Items from a data source:

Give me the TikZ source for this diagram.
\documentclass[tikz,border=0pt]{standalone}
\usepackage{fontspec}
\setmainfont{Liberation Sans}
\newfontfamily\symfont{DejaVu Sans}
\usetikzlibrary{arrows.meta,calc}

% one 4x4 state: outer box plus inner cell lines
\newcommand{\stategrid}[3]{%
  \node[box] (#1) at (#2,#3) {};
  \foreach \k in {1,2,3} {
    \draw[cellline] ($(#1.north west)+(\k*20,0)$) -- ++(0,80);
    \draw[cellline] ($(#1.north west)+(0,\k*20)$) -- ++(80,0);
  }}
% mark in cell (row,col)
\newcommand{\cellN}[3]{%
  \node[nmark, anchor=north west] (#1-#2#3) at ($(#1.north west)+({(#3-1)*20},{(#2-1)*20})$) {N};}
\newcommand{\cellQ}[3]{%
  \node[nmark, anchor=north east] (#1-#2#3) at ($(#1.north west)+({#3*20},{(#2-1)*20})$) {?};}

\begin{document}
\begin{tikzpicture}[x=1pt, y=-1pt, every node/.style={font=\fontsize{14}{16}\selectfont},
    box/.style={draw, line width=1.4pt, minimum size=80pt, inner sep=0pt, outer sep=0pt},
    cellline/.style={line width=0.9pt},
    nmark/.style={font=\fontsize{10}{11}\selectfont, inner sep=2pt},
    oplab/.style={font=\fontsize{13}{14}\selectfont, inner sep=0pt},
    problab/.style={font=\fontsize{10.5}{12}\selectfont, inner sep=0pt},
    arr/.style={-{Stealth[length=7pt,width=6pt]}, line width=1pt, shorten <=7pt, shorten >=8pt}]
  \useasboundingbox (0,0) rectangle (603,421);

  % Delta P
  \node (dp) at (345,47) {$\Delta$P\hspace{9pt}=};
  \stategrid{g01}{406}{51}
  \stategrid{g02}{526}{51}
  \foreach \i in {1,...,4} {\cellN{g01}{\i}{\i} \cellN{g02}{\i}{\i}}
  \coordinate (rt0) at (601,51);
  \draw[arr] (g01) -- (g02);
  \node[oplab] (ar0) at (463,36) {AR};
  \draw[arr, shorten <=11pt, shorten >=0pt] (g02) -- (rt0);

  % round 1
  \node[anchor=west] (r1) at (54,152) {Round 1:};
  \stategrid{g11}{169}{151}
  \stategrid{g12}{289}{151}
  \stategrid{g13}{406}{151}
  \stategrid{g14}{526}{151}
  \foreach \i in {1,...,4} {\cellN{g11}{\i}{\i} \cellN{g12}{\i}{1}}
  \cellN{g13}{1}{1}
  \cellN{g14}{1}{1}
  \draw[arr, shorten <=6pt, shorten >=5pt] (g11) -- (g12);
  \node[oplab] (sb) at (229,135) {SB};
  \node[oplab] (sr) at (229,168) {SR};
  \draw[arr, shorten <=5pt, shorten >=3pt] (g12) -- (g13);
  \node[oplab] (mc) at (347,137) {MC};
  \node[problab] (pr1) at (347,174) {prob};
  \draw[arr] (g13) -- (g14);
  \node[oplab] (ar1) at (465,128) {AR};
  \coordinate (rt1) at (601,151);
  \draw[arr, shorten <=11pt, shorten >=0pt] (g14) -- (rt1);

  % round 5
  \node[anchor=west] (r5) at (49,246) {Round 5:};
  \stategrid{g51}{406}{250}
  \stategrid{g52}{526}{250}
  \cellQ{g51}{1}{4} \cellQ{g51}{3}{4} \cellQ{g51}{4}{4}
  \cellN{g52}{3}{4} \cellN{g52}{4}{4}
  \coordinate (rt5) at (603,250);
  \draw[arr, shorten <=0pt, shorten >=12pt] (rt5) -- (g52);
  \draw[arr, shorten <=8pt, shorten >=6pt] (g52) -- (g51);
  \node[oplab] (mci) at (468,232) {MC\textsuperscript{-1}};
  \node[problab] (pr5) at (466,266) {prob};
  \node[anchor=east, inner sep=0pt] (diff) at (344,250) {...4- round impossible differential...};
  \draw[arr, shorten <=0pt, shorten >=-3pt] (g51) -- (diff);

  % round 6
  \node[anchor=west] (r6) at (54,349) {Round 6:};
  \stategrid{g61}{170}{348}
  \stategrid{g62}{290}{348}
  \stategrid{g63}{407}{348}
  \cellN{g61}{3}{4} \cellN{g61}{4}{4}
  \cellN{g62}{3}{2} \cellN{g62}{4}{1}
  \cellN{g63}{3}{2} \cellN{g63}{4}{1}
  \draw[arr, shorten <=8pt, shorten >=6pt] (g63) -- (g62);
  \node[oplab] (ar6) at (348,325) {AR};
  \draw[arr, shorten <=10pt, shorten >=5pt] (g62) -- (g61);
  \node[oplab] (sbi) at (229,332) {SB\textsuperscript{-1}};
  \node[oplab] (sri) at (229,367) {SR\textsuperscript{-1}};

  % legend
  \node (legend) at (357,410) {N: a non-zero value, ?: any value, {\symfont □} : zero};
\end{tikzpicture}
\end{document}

==

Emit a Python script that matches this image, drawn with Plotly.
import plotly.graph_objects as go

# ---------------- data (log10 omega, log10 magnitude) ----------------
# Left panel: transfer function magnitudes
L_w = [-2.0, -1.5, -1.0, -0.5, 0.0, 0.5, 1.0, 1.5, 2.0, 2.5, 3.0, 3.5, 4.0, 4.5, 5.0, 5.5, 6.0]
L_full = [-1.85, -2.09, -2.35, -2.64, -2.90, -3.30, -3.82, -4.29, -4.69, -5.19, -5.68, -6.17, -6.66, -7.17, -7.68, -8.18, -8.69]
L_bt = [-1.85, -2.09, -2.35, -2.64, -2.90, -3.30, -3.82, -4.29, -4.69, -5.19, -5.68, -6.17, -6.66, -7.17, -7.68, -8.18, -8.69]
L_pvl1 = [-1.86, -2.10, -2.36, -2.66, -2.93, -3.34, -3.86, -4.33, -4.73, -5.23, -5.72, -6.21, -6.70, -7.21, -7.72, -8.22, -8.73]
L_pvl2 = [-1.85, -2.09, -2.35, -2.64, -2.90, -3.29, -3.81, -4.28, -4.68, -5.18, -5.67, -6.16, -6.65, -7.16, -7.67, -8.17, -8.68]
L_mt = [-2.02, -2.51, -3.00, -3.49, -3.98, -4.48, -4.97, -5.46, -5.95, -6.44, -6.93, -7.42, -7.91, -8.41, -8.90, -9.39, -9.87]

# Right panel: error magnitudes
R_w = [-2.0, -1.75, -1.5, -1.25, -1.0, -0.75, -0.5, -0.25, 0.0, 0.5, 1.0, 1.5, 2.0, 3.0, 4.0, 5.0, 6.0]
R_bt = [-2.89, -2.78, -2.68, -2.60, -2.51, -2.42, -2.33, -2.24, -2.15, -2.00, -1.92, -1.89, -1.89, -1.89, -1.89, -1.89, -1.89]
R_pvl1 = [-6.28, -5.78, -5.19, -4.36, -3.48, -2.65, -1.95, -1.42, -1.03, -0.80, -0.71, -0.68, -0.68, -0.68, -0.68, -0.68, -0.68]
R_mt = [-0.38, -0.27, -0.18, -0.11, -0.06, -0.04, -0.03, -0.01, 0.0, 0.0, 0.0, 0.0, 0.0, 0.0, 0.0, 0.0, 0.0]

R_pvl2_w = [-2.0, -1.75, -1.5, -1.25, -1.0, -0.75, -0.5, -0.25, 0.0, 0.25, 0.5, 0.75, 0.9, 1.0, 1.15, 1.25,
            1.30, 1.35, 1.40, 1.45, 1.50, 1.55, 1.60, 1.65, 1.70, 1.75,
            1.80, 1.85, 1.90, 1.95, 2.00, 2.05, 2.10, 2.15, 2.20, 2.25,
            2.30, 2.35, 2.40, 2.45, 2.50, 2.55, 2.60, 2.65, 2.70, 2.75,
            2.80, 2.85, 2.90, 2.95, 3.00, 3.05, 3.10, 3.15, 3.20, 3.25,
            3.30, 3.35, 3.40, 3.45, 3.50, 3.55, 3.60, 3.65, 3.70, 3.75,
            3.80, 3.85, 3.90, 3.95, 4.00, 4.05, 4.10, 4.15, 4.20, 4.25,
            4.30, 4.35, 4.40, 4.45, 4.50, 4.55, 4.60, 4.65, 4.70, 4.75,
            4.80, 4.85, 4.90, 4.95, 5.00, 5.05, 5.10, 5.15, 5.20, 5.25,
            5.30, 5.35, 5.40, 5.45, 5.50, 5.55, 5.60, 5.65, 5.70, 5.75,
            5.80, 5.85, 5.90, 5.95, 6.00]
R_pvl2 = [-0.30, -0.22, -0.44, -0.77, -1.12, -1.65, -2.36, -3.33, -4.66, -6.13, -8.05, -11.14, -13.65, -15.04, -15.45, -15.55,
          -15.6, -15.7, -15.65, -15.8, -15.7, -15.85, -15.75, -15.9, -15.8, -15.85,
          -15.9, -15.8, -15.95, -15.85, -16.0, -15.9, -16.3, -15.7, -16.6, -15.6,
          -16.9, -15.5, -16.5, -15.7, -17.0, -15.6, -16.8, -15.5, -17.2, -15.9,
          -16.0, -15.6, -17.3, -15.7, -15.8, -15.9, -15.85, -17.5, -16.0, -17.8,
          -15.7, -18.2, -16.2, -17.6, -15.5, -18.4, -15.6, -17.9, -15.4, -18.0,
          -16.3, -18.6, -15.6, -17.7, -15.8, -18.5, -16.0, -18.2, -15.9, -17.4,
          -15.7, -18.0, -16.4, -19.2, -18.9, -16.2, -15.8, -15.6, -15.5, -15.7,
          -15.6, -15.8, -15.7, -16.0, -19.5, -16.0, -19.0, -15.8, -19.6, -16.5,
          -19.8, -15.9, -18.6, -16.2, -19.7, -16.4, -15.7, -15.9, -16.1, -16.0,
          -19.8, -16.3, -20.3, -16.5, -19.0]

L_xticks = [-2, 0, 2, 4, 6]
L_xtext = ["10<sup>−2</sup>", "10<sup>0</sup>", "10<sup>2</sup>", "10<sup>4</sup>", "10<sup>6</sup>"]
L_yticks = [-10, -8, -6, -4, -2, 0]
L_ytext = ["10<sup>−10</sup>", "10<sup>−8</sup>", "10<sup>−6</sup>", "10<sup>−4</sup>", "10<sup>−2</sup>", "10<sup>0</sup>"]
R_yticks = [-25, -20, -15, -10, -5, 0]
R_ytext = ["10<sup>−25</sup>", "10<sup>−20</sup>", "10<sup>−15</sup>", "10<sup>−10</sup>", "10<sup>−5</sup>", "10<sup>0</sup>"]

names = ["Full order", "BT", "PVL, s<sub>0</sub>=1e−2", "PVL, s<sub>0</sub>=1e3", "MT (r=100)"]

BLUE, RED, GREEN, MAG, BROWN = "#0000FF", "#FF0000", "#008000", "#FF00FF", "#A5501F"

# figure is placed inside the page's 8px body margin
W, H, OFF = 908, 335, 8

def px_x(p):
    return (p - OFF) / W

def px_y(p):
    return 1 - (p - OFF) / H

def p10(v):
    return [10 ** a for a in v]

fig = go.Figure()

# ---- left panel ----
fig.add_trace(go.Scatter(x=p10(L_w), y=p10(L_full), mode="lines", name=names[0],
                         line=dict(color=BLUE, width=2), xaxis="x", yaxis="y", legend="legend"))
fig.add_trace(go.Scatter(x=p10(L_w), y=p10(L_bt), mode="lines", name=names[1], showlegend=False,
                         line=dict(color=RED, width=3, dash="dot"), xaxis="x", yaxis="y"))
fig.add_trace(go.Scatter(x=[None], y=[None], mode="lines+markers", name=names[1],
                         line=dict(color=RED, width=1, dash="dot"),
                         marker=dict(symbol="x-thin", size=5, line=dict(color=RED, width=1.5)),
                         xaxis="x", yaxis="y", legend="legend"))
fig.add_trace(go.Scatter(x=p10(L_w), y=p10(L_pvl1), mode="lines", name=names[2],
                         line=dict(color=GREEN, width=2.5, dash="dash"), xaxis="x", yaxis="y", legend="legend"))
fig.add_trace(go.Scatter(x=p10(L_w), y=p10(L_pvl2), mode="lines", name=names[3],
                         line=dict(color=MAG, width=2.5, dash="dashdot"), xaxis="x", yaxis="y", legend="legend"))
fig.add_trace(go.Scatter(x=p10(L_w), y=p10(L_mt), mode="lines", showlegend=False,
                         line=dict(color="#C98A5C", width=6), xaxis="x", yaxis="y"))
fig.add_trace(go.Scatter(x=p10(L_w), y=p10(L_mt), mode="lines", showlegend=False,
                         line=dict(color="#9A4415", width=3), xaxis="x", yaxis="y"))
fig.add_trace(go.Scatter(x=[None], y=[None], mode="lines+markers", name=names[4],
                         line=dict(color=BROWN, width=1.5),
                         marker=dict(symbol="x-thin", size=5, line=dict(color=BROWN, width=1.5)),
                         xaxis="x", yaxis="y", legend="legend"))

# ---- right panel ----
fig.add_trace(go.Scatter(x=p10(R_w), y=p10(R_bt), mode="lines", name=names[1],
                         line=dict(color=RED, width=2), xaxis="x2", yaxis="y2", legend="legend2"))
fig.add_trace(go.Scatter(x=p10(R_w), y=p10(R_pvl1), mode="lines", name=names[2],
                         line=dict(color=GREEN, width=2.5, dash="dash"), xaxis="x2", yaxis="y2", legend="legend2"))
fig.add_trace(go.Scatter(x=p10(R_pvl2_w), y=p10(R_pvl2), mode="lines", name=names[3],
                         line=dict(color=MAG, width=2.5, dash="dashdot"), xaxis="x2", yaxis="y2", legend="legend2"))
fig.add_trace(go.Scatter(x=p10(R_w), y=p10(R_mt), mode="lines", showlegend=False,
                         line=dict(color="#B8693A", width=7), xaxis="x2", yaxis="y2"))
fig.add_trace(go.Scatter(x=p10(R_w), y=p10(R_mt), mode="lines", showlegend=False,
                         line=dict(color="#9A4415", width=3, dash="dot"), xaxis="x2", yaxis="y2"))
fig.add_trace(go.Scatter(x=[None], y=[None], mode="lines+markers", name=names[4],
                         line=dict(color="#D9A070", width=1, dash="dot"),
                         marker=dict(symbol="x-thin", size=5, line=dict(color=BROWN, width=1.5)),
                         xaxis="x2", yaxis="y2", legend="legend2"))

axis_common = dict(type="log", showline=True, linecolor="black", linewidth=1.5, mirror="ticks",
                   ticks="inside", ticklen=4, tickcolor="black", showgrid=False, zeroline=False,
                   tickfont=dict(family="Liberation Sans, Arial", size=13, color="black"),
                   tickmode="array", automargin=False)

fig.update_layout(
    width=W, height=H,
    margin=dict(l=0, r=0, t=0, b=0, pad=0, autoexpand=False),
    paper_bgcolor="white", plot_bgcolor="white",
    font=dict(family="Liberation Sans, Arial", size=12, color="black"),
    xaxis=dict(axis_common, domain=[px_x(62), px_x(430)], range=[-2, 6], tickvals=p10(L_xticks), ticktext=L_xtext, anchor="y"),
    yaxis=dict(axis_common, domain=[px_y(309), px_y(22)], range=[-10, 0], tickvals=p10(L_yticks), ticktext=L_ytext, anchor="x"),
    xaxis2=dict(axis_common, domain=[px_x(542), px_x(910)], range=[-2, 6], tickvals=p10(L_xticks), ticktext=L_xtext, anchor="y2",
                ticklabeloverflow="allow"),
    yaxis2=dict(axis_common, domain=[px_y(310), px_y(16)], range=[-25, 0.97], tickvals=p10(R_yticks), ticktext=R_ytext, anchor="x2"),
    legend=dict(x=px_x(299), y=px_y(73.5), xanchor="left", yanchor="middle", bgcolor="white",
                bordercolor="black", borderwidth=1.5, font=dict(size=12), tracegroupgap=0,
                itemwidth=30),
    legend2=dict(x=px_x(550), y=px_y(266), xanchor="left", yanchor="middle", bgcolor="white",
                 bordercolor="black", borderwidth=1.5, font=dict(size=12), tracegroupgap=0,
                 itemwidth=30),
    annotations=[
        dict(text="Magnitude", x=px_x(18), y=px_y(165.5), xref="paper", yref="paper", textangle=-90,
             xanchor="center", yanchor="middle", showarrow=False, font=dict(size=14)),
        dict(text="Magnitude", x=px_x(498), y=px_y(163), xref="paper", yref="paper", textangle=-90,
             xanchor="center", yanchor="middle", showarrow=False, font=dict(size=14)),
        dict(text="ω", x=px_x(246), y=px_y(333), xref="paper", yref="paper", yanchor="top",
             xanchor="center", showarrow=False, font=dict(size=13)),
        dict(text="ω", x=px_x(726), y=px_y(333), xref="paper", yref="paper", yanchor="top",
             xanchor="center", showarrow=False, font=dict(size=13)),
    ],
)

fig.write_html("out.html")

- WORK TO COMPLETE -
Above are the records; from them, give again exactly the lines from the one containing "Emit a Python" to the one containing "import plotly.graph_objects as go", both lines included, and nothing more.

- WRITTEN RESPONSE -
Emit a Python script that matches this image, drawn with Plotly.
import plotly.graph_objects as go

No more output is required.